The Court of Appeal allowed appeals by the second and third defendants, the Chief Constables of Hertfordshire and Bedfordshire, from Mr Justice Garland's refusal to strike out the plaintiffs' claims against them.

At about 5am on 17 August, 1988, the first defendant drove his car over a length of aluminium tube which had fallen from the fourth defendant's articulated bulk carrier at a roundabout. The first defendant's fuel tank was ruptured and left a trail of diesel fuel on the road until he ran out of fuel.

A few minutes later police from the Hertfordshire constabulary followed the fuel trail until they came to the first defendant's stationary car. They notified Bedfordshire police that diesel fuel had been spilt but did not go to the roundabout.

At 5.20am a Bedfordshire police officer noticed the spillage and reported it to the Bedfordshire highways department. About 10 minutes later a car driven by the first plaintiff's wife skidded on the fuel and collided with a lorry. She died from her injuries. The first and second plaintiffs who were in the car were injured.

The first plaintiff claimed damages under the Fatal Accidents Acts, including an allegation that the chief constables were liable for breach of duty and negligence of their officers.
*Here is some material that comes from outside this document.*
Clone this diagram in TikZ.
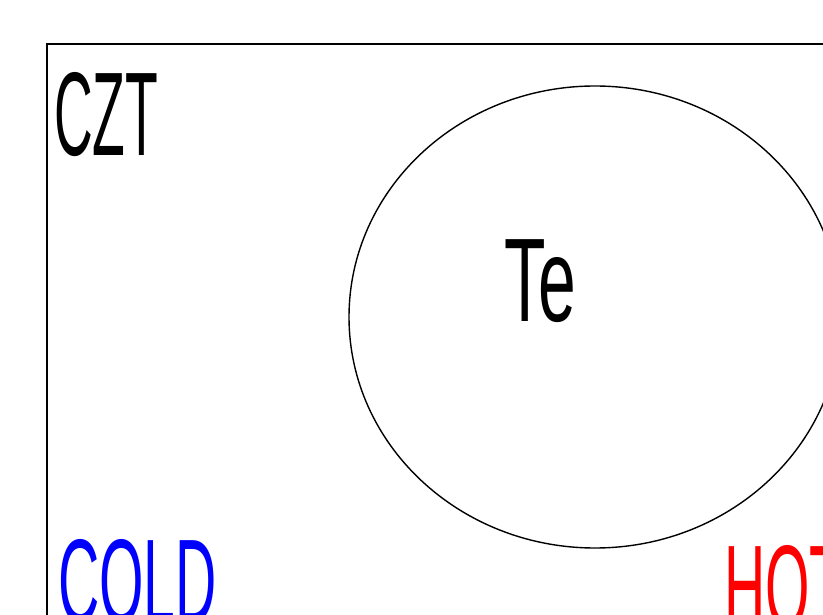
\documentclass[tikz,border=0pt]{standalone}
\usepackage{graphicx}
\usepackage{fontspec}
\setmainfont{Liberation Sans}
\usetikzlibrary{shapes.geometric}
\newcommand{\nar}[2][0.44]{\scalebox{#1}[1]{#2}}
\tikzset{
  lbl/.style={inner sep=0pt, anchor=base west, font=\fontsize{119}{119}\selectfont},
}
\begin{document}
\begin{tikzpicture}[x=1pt,y=1pt]
\useasboundingbox (0,0) rectangle (823,614);
\clip (0,0) rectangle (823,614);
\fill[white] (0,0) rectangle (823,614);
\draw[line width=2.2pt] (47,-50) |- (900,570) coordinate (frame);
\node[draw, ellipse, line width=1.4pt, minimum width=492pt, minimum height=462pt, inner sep=0pt] (te) at (595,297) {};
\node[lbl] (czt) at (54,458) {\nar[0.45]{CZT}};
\node[lbl] (tel) at (504,292) {\nar[0.57]{Te}};
\node[lbl, text=blue] (cold) at (58,-9) {\nar[0.48]{COLD}};
\node[lbl, text=red] (hot) at (724,-14) {\nar[0.48]{HOT}};
\end{tikzpicture}
\end{document}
The chief constables applied to strike out the claim on the ground that the officers going about their duties on the highway owed no duty of care to protect road users by warning or otherwise from hazards on the highway which they had not created or for which they were not responsible.
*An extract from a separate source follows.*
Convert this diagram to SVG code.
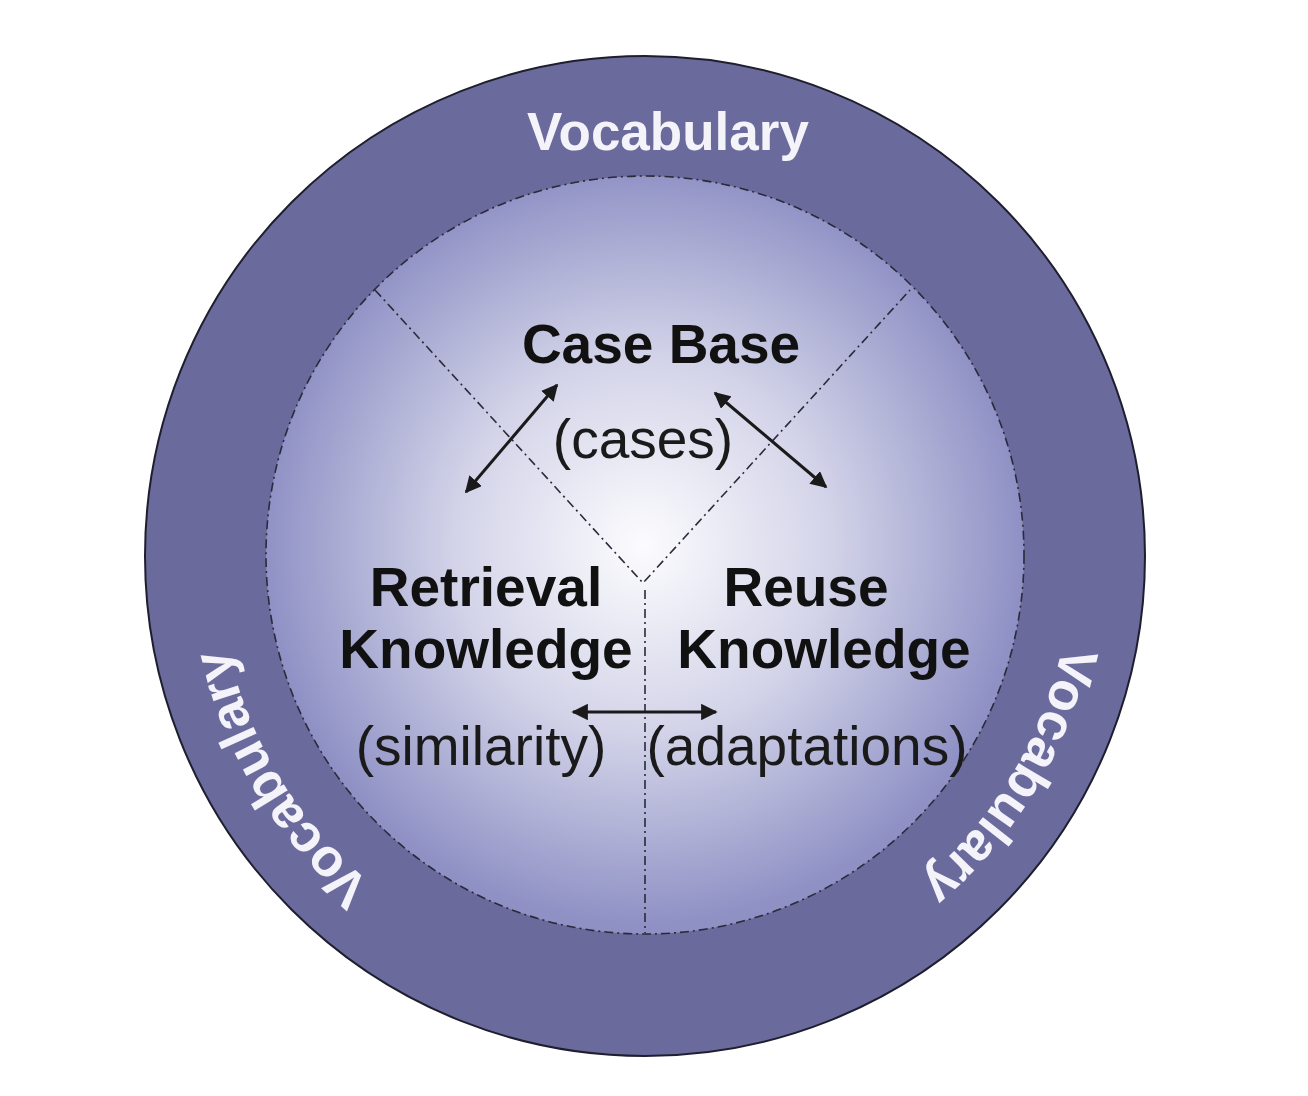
<svg xmlns="http://www.w3.org/2000/svg" width="1308" height="1096" viewBox="0 0 1308 1096">
<defs>
<radialGradient id="ig" cx="643" cy="545" r="379" gradientUnits="userSpaceOnUse">
<stop offset="0" stop-color="#fcfcfe"/>
<stop offset="0.5" stop-color="#d2d3e8"/>
<stop offset="1" stop-color="#8f91c5"/>
</radialGradient>
<marker id="ah" viewBox="0 0 10 10" refX="9" refY="5" markerWidth="5.5" markerHeight="5.5" markerUnits="strokeWidth" orient="auto-start-reverse">
<path d="M0,0 L10,5 L0,10 z" fill="#1a1a1a"/>
</marker>
<path id="ringSide" d="M645,983 A427,427 0 1 1 645,129 A427,427 0 1 1 645,983"/>
</defs>
<style>
.b{font-family:"Liberation Sans",Arial,sans-serif;font-weight:bold;font-size:55px;fill:#111;text-anchor:middle}
.r{font-family:"Liberation Sans",Arial,sans-serif;font-size:55px;fill:#1a1a1a;text-anchor:middle}
.v{font-family:"Liberation Sans",Arial,sans-serif;font-weight:bold;font-size:53px;fill:#f3f3f9;text-anchor:middle}
.dash{fill:none;stroke:#2a2a3a;stroke-width:1.6;stroke-dasharray:9 4 2 4}
.arr{stroke:#1a1a1a;stroke-width:3;fill:none;marker-start:url(#ah);marker-end:url(#ah)}
</style>
<rect width="1308" height="1096" fill="#ffffff"/>
<g id="outer-ring">
<circle cx="645" cy="556" r="500" fill="#6b6a9d" stroke="#1e1e2e" stroke-width="2"/>
<text class="v" x="668" y="150">Vocabulary</text>
<text class="v"><textPath href="#ringSide" startOffset="83.6%">Vocabulary</textPath></text>
<text class="v"><textPath href="#ringSide" startOffset="16.3%">Vocabulary</textPath></text>
</g>
<g id="inner-circle">
<circle cx="645" cy="555" r="379" fill="url(#ig)"/>
<circle class="dash" cx="645" cy="555" r="379"/>
</g>
<g id="dividers">
<path class="dash" d="M375,290 L643,583 L910,290"/>
<path class="dash" d="M645,590 L645,933"/>
</g>
<g id="case-base">
<text class="b" x="661" y="363">Case Base</text>
<text class="r" x="643" y="458">(cases)</text>
</g>
<g id="retrieval-knowledge">
<text class="b" x="486" y="606">Retrieval</text>
<text class="b" x="486" y="668">Knowledge</text>
<text class="r" x="481" y="765">(similarity)</text>
</g>
<g id="reuse-knowledge">
<text class="b" x="806" y="606">Reuse</text>
<text class="b" x="824" y="668">Knowledge</text>
<text class="r" x="807" y="765">(adaptations)</text>
</g>
<g id="connectors">
<line class="arr" x1="466" y1="492" x2="557" y2="385"/>
<line class="arr" x1="715" y1="393" x2="826" y2="487"/>
<line class="arr" x1="573" y1="712" x2="716" y2="712"/>
</g>
</svg>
Bernard Livesey QC and Jeremy Stuart-Smith (Vizards) for the chief constables; Piers Ashworth QC and Jonathan Harvey (Bernard Pearce & Co, Waltham Cross) for the plaintiffs.

LORD JUSTICE BELDAM said that recent decisions had emphasised the inability of a single general principle to provide a practical test which could be applied to every situation to determine whether a duty of care was owed and, if so, what was its scope.

It was exceptional to find in the law a duty to control another's actions to prevent harm to strangers and where they were found they arose from special relationships.

When it was contended that such a special relationship arose out of duties carried out in the performance of a public office, the court must have regard to the purpose and scope of the public duties, whether they were intended to benefit a particular section of the public and whether such persons could reasonably place reliance on the fulfilment of the duties.

A duty of care in the present case would impose on a police force potential liability of almost unlimited scope. Not only would the class of persons to whom the duty was owed be extensive, but the activities of police officers which might give rise to the existence of such a duty would be widespread.

There was no sufficient distinction from the reasoning which led the House of Lords to reject the existence of duty in Hill v Chief Constable of West Yorkshire (1989) AC 53, to justify the imposition of a duty to act in the circumstances of the present case.

Further, the diversion of police resources and manpower, if a duty to take care of the extreme width and scope contended for by the plaintiffs were to exist, would extensively hamper the performance of ordinary police duties and create a formidable diversion of police manpower. Therefore the officers did not owe the plaintiffs a duty of care in the circumstances of the case.

SIR JOHN MEGAW concurred and LORD JUSTICE NOURSE agreed.